It was enough for the team to make Campbell the starter for Sunday's game in New England against the Patriots.
That's where the Browns are at the quarterback position, ready to send up fireworks when a guy who struggled his last two games after splitting his previous two was back on the field. Campbell's return does mean the Browns don't have to face Bill Belichick's defense with completely untested Alex Tanney or relatively untested Caleb Hanie.
Which is something.
Campbell spoke to the media for the first time since he was hit in the head by William Gay of the Steelers in the Browns' Nov. 24 loss to Pittsburgh. He said the hit to the head caused the injury, but he did not think the play was dirty.
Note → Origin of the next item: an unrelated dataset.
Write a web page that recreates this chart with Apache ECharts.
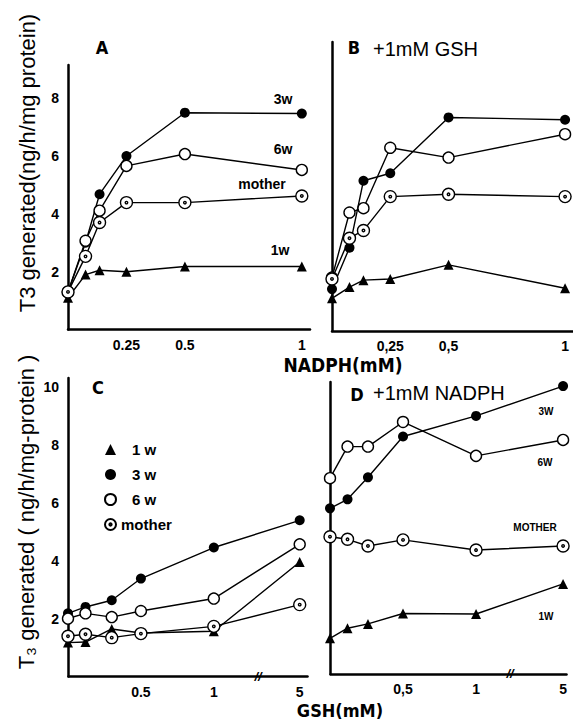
<!DOCTYPE html>
<html>
<head>
<meta charset="utf-8">
<script src="https://cdn.jsdelivr.net/npm/echarts@6/dist/echarts.min.js"></script>
<style>
html,body{margin:0;padding:0;background:#fff;}
#chart{width:573px;height:719px;}
</style>
</head>
<body>
<div id="chart"></div>
<script>
// ---------- data ----------
const nadphX = [0, 0.075, 0.135, 0.25, 0.5, 1];
const gshXC = [0, 0.12, 0.3, 0.5, 1, 5];
const gshXD = [0, 0.12, 0.26, 0.5, 1, 5];

const a1w = [1.1, 1.9, 2.05, 2.0, 2.18, 2.18];
const a3w = [1.3, 3.0, 4.68, 6.0, 7.5, 7.47];
const a6w = [1.3, 3.07, 4.11, 5.66, 6.07, 5.52];
const aMother = [1.3, 2.53, 3.7, 4.39, 4.39, 4.62];

const b1w = [1.13, 1.52, 1.76, 1.8, 2.29, 1.48];
const b3w = [1.45, 2.88, 5.2, 5.46, 7.39, 7.31];
const b6w = [1.85, 4.1, 4.25, 6.34, 6.0, 6.81];
const bMother = [1.8, 3.21, 3.48, 4.65, 4.73, 4.65];

const c1w = [1.17, 1.19, 1.64, 1.5, 1.56, 3.95];
const c3w = [2.18, 2.4, 2.63, 3.38, 4.45, 5.39];
const c6w = [2.0, 2.18, 2.05, 2.26, 2.69, 4.56];
const cMother = [1.39, 1.46, 1.34, 1.48, 1.73, 2.48];

const d1w = [1.23, 1.58, 1.73, 2.09, 2.07, 3.11];
const d3w = [5.72, 6.03, 6.79, 8.2, 8.91, 9.94];
const d6w = [6.76, 7.85, 7.85, 8.7, 7.53, 8.08];
const dMother = [4.74, 4.65, 4.42, 4.63, 4.28, 4.42];

const seriesNames = ['1 w', '3 w', '6 w', 'mother'];
const nadphTicksA = [0.25, 0.5, 1];
const gshTicks = [0.5, 1, 5];
const yTicksA = [2, 4, 6, 8];
const yTicksC = [2, 4, 6, 8, 10];

// ---------- styles ----------
const FONT = '"Liberation Sans", Arial, sans-serif';
const COND = '"DejaVu Sans Condensed", "Liberation Sans Narrow", "DejaVu Sans", sans-serif';
const motherPath = 'path://M12,0A12,12,0,1,1,12,24A12,12,0,1,1,12,0ZM12,9.5A2.5,2.5,0,1,1,12,14.5A2.5,2.5,0,1,1,12,9.5Z';
const sym = {
  '1 w': {symbol: 'triangle', symbolSize: 10, itemStyle: {color: '#000'}},
  '3 w': {symbol: 'circle', symbolSize: 10, itemStyle: {color: '#000'}},
  '6 w': {symbol: 'circle', symbolSize: 11, itemStyle: {color: '#fff', borderColor: '#000', borderWidth: 1.4}},
  'mother': {symbol: motherPath, symbolSize: 12, itemStyle: {color: '#fff', borderColor: '#000', borderWidth: 1.4}}
};

function pairs(xs, ys) { return xs.map((x, i) => [x, ys[i]]); }
function mk(name, idx, xs, ys) {
  return Object.assign({
    name: name, type: 'line', xAxisIndex: idx, yAxisIndex: idx,
    data: pairs(xs, ys), showAllSymbol: true, animation: false,
    lineStyle: {color: '#000', width: 1.4}, z: 3
  }, sym[name]);
}

const series = [];
[[a1w, a3w, a6w, aMother, nadphX], [b1w, b3w, b6w, bMother, nadphX],
 [c1w, c3w, c6w, cMother, gshXC], [d1w, d3w, d6w, dMother, gshXD]].forEach((set, idx) => {
  seriesNames.forEach((n, k) => series.push(mk(n, idx, set[4], set[k])));
});

const axisLine = {show: true, lineStyle: {color: '#000', width: 2.5}};
const labelStyle = {color: '#000', fontSize: 14, fontWeight: 'bold', fontFamily: FONT};

function xAx(idx, max, ticks, fmt, extra) {
  return Object.assign({
    type: 'value', gridIndex: idx, min: 0, max: max,
    axisLine: axisLine, axisTick: {show: false}, splitLine: {show: false},
    axisLabel: Object.assign({customValues: ticks, margin: 8, formatter: fmt, showMinLabel: true, showMaxLabel: true}, labelStyle)
  }, extra || {});
}
function yAx(idx, max, ticks) {
  return {
    type: 'value', gridIndex: idx, min: 0, max: max,
    axisLine: axisLine, axisTick: {show: false}, splitLine: {show: false},
    axisLabel: ticks ? Object.assign({customValues: ticks, margin: 9}, labelStyle) : {show: false}
  };
}
const dot = v => String(v);
const comma = v => String(v).replace('.', ',');
const breakArea = {
  show: true, expandOnClick: false, zigzagAmplitude: 0,
  itemStyle: {color: 'rgba(255,255,255,0)', borderColor: 'rgba(255,255,255,0)', borderWidth: 0, opacity: 0}
};

const option = {
  backgroundColor: '#fff',
  animation: false,
  grid: [
    {left: 68, top: 65, width: 242, height: 264.5},
    {left: 332, top: 42, width: 241, height: 289},
    {left: 68, top: 378, width: 239, height: 298.5},
    {left: 330, top: 382, width: 236, height: 292}
  ],
  xAxis: [
    xAx(0, 1.035, nadphTicksA, dot),
    xAx(1, 1.034, nadphTicksA, comma),
    xAx(2, 5.05, gshTicks, dot, {breaks: [{start: 1.3, end: 4.716, gap: 0.005}], breakArea: breakArea}),
    xAx(3, 5.02, gshTicks, comma, {breaks: [{start: 1.23, end: 4.639, gap: 0.005}], breakArea: breakArea})
  ],
  yAxis: [
    yAx(0, 9.15, yTicksA),
    yAx(1, 10.0, null),
    yAx(2, 10.3, yTicksC),
    yAx(3, 10.08, null)
  ],
  legend: {
    show: true, orient: 'vertical', left: 99, top: 437,
    itemWidth: 11, itemHeight: 11, itemGap: 10, selectedMode: false,
    data: [
      {name: '1 w', icon: 'triangle'},
      {name: '3 w', icon: 'circle'},
      {name: '6 w', icon: 'circle'},
      {name: 'mother', icon: motherPath}
    ],
    formatter: n => n === 'mother' ? n : '{s|}' + n,
    textStyle: {color: '#000', fontSize: 15, lineHeight: 15, fontWeight: 'bold', fontFamily: FONT, rich: {s: {width: 11}}}
  },
  series: series,
  graphic: [
    // y-axis titles
    {type: 'text', x: 27, y: 163, rotation: Math.PI / 2, style: {text: 'T3 generated(ng/h/mg protein)', textAlign: 'center', textVerticalAlign: 'middle', font: '22px ' + FONT, fill: '#000'}},
    {type: 'text', x: 26, y: 512, rotation: Math.PI / 2, style: {text: 'T\u2083 generated ( ng/h/mg-protein )', textAlign: 'center', textVerticalAlign: 'middle', font: '22px ' + FONT, fill: '#000'}},
    // panel titles
    {type: 'text', x: 102, y: 47, style: {text: 'A', textAlign: 'center', textVerticalAlign: 'middle', font: 'bold 18px ' + COND, fill: '#000'}},
    {type: 'text', x: 354, y: 47, style: {text: 'B', textAlign: 'center', textVerticalAlign: 'middle', font: 'bold 18px ' + COND, fill: '#000'}},
    {type: 'text', x: 373, y: 49, style: {text: '+1mM GSH', textAlign: 'left', textVerticalAlign: 'middle', font: '20px ' + FONT, fill: '#000'}},
    {type: 'text', x: 98, y: 387, style: {text: 'C', textAlign: 'center', textVerticalAlign: 'middle', font: 'bold 18px ' + COND, fill: '#000'}},
    {type: 'text', x: 357, y: 394, style: {text: 'D', textAlign: 'center', textVerticalAlign: 'middle', font: 'bold 18px ' + COND, fill: '#000'}},
    {type: 'text', x: 373, y: 393, style: {text: '+1mM NADPH', textAlign: 'left', textVerticalAlign: 'middle', font: '20px ' + FONT, fill: '#000'}},
    // x-axis titles
    {type: 'text', x: 343, y: 365, style: {text: 'NADPH(mM)', textAlign: 'center', textVerticalAlign: 'middle', font: 'bold 19px ' + COND, fill: '#000'}},
    {type: 'text', x: 340, y: 710, style: {text: 'GSH(mM)', textAlign: 'center', textVerticalAlign: 'middle', font: 'bold 18px ' + COND, fill: '#000'}},
    // axis break marks
    {type: 'text', x: 258, y: 676, style: {text: '//', textAlign: 'center', textVerticalAlign: 'middle', font: 'bold italic 13px ' + FONT, fill: '#000'}},
    {type: 'text', x: 510, y: 673, style: {text: '//', textAlign: 'center', textVerticalAlign: 'middle', font: 'bold italic 13px ' + FONT, fill: '#000'}},
    // series labels panel A
    {type: 'text', x: 283, y: 99, style: {text: '3w', textAlign: 'center', textVerticalAlign: 'middle', font: 'bold 14px ' + FONT, fill: '#000'}},
    {type: 'text', x: 283, y: 149, style: {text: '6w', textAlign: 'center', textVerticalAlign: 'middle', font: 'bold 14px ' + FONT, fill: '#000'}},
    {type: 'text', x: 262, y: 184, style: {text: 'mother', textAlign: 'center', textVerticalAlign: 'middle', font: 'bold 14px ' + FONT, fill: '#000'}},
    {type: 'text', x: 280, y: 250, style: {text: '1w', textAlign: 'center', textVerticalAlign: 'middle', font: 'bold 14px ' + FONT, fill: '#000'}},
    // series labels panel D
    {type: 'text', x: 546, y: 411, style: {text: '3W', textAlign: 'center', textVerticalAlign: 'middle', font: 'bold 10px ' + FONT, fill: '#000'}},
    {type: 'text', x: 545, y: 462, style: {text: '6W', textAlign: 'center', textVerticalAlign: 'middle', font: 'bold 10px ' + FONT, fill: '#000'}},
    {type: 'text', x: 535, y: 527, style: {text: 'MOTHER', textAlign: 'center', textVerticalAlign: 'middle', font: 'bold 10px ' + FONT, fill: '#000'}},
    {type: 'text', x: 546, y: 616, style: {text: '1W', textAlign: 'center', textVerticalAlign: 'middle', font: 'bold 10px ' + FONT, fill: '#000'}}
  ]
};

const chart = echarts.init(document.getElementById('chart'), null, {renderer: 'svg'});
chart.setOption(option);
</script>
</body>
</html>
"He was coming in trying to hit me, and I think when I saw him at the last minute I kind of ducked down a little bit and that's when he hit me right across the face," Campbell said. "I don't think it was a dirty hit. I don't think he was trying to do it. It was just right in the middle of the action of the play."
Campbell said his symptoms included dizziness, being light-headed and an inability to look at glaring lights.
"I was quarantined for a little bit," he said.
The Auburn product was able to watch the school's win over Alabama in the Iron Bowl. He said he felt by Wednesday that he was confident he would play.
"[It's] probably the best I've felt since I had a chance to play," Campbell said.
He also admitted his injured ribs sent him to the sidelines in the Pittsburgh loss, and that he was in significant pain in the loss to Cincinnati.
The team said the ribs were not broken, so what was wrong?
"Just hurting," Campbell said.
The week of practice had the Browns scratching their heads and wondering if they would be facing the Patriots with one hand tied behind their back.
Campbell said he couldn't even try to do anything until he was symptom free, and that didn't happen until Monday.
But in a big way the Browns really only have themselves to thank for it.